50% Of Apple's Revenue Now Comes From The iPhone

Greg Kumparak

Greg Kumparak is the Mobile Editor at Techcrunch. Greg has been writing for the TechCrunch network since May of 2008. Greg was born just outside of San Jose, and now lives in the East Bay of California. → Learn More

Wednesday, April 20th, 2011

Over the last 3 months (December 26th, 2010 – March 26th, 2011), Apple pulled in a grand total of 24.6 billion dollars. Now, how much of that do you think is from the iPhone? 10%? 25%?

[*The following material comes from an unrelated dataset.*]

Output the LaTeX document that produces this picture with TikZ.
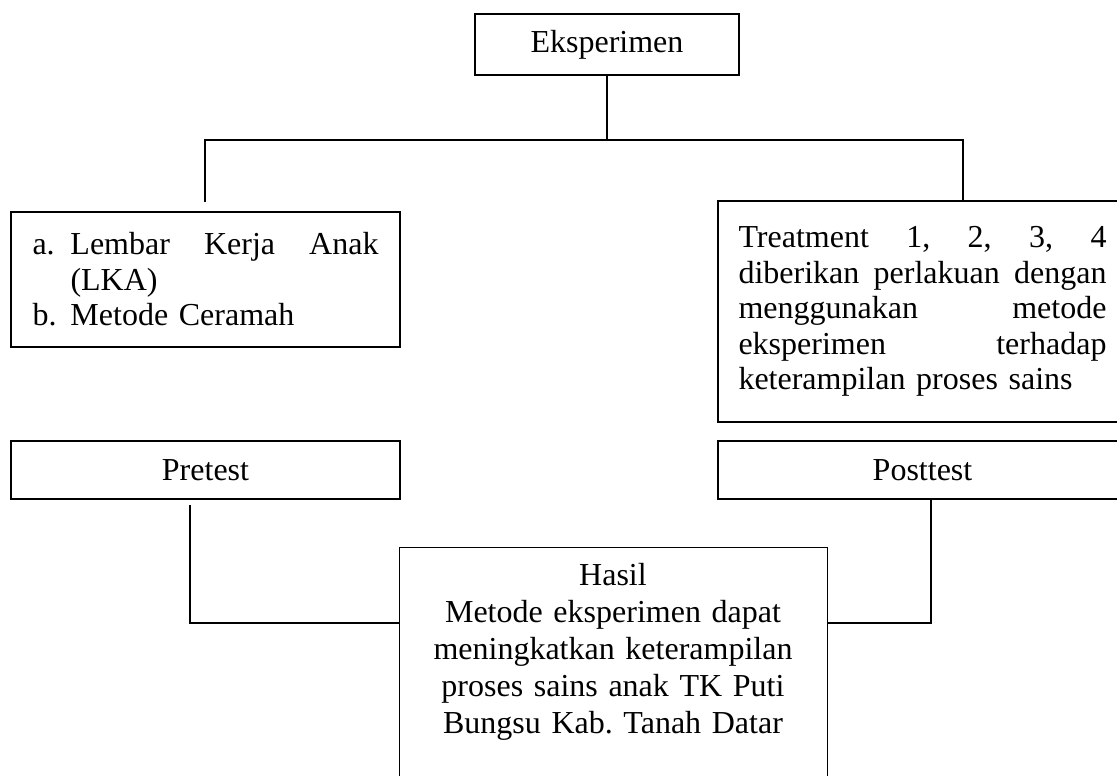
\documentclass[tikz,border=0pt]{standalone}
\usepackage{fontspec}
\setmainfont{Liberation Serif}
\frenchspacing
\begin{document}
\begin{tikzpicture}[x=1pt,y=-1pt,
  box/.style={draw, line width=1.3pt, inner sep=0pt, font=\fontsize{32}{35.5}\selectfont},
  txt/.style={inner sep=0pt, font=\fontsize{32}{37}\selectfont},
  conn/.style={line width=1.3pt}]
\useasboundingbox (0,0) rectangle (1117,776);
% boxes
\node[box, minimum width=264pt, minimum height=61pt] (eks) at (607,44.5) {Eksperimen};
\node[box, minimum width=389pt, minimum height=135pt, text width=346pt, align=left] (lka) at (205.5,279.5)
  {\makebox[38pt][l]{a.}Lembar\hfill Kerja\hfill Anak\\
   \hspace*{38pt}(LKA)\\
   \makebox[38pt][l]{b.}Metode Ceramah};
\node[box, minimum width=409pt, minimum height=221pt, text width=368pt, align=left] (treat) at (922.5,311.5)
  {Treatment\hfill 1,\hfill 2,\hfill 3,\hfill 4\\
   diberikan\hfill perlakuan\hfill dengan\\
   menggunakan\hfill metode\\
   eksperimen\hfill terhadap\\
   keterampilan proses sains};
\node[box, minimum width=389pt, minimum height=58pt] (pre) at (205.5,470) {Pretest};
\node[box, minimum width=409pt, minimum height=58pt] (post) at (922.5,470) {Posttest};
\node[box, minimum width=428pt, minimum height=260pt, anchor=north west] (hasil) at (399,547) {};
\node[txt, text width=420pt, align=center, anchor=north] (hasiltext) at (613,563)
  {Hasil\\
   Metode eksperimen dapat\\
   meningkatkan keterampilan\\
   proses sains anak TK Puti\\
   Bungsu Kab. Tanah Datar};
% connector points
\coordinate (busL) at (205,140);
\coordinate (busR) at (963,140);
\coordinate (lend) at (205,202);
\coordinate (preStart) at (190,505);
\coordinate (joinL) at (190,623);
\coordinate (joinR) at (931,623);
% connectors
\draw[conn] (eks.south) -- (eks.south |- busL);
\draw[conn] (lend) -- (busL) -- (busR) -- (busR |- treat.north);
\draw[conn] (preStart) -- (joinL) -- (joinL -| hasil.west);
\draw[conn] (joinR |- post.south) -- (joinR) -- (joinR -| hasil.east);
\end{tikzpicture}
\end{document}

Get this: 50%. Yep. According to Apple’s latest earning report, an entire half of Apple’s quarterly revenue is coming in from the iPhone and iPhone-related products.

As we mentioned earlier, Apple sold 18.65 million iPhones last quarter. This works out to roughly 12.3 billion dollars in revenue — or 50% — for the iPhone division alone.

Of course, its worth mentioning that these numbers aren’t based on just iPhone hardware — it also includes “Related Products and Services”. According to a footnote in Apple’s report, this is defined as revenue from “carrier agreements, services, and Apple-branded and third-party iPhone accessories.” It does not, however, include revenue from the App Store (that’s categorized as iTunes revenue), iPod touches, or iPads.

To dive back into old data for a second, the iPhone is getting more and more important with each quarter. In fiscal Q4 2010, the iPhone accounted for roughly 33%. In Q1 2011, it was 39%. If you’re looking for a reason as to why Apple is getting increasingly bullish about protecting the iPhone, that ought to do it.